As you may have guessed from my previous post, I love tomatoes. They're not usually ready until the middle of June or the beginning of July, though, so it's always challenging (and often disgusting) to make food with tomatoes in the cooler months. The solution is sometimes canned tomatoes, such as in sauces. It's sometimes sun dried  tomatoes, such as in salads. When you just need fresh tomatoes, however, the solution is generally cherry tomatoes, grape tomatoes, or teardrop tomatoes. The smaller varieties have much more concentrated flavor, come from reliable sources in large quantities, and are always delicious.

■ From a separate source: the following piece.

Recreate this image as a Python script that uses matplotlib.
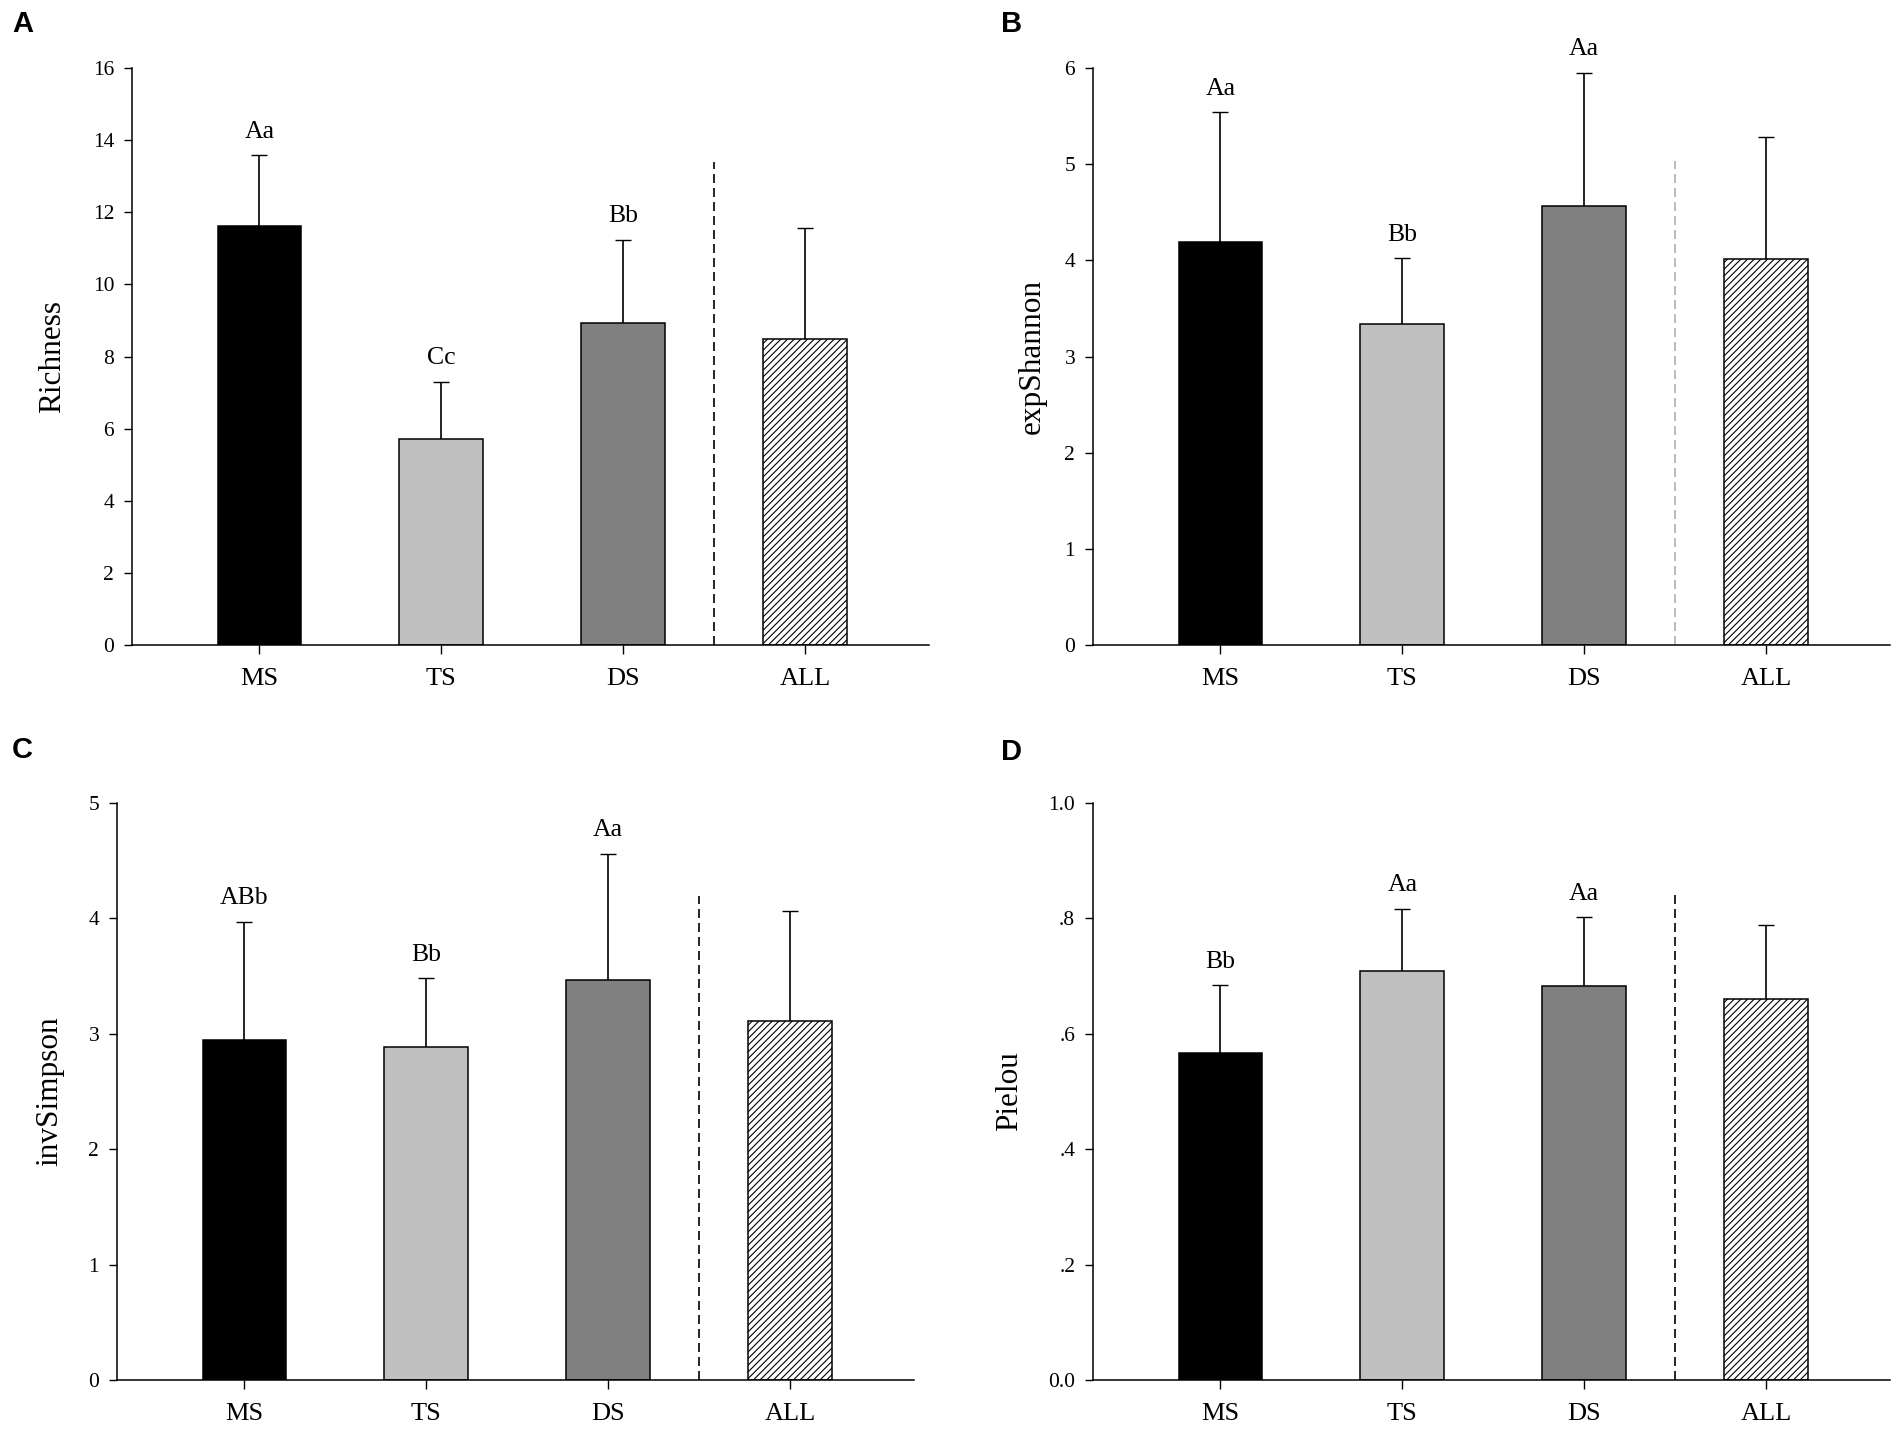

It's become more and more common at grocery stores and farmers' markets to carry heirloom varieties of smaller tomatoes. I cannot recommend more highly that you try these unique little treasures. You can find purple, striped, green, yellow, orange... any color and flavor of tomato you can imagine. Try this recipe with the standards you'll find in the grocery --  but it's really designed to stand out with the special tomatoes that you only find when you really look.

Tomato Salad
Serves 6
Prep Time: 30 minutes
Cook Time: None
  • 2 pints cherry or grape tomatoes, or small heirloom tomatoes (about 2 lbs)*
  • 1/4 cup finely chopped red onion
  • 2 tbsp chopped parsley
  • 1/4 cup extra virgin olive oil (this is the place for your best stuff)
  • 2 tbsp balsamic vinegar (see above)
  • salt and pepper to taste
Carefully slice each tomato in half. Toss with the onion, parsley, oil, and vinegar. Taste for seasonings.
Add salt and pepper to your desired taste. Serve at room temperature.

*Never refrigerate tomatoes. It changes the texture and flavor more than you will realize. I know lots of people say it helps them keep longer, but this is not really true. They may look fine on the outside, but they're mushier inside even after a few hours in the fridge and will never taste the same again.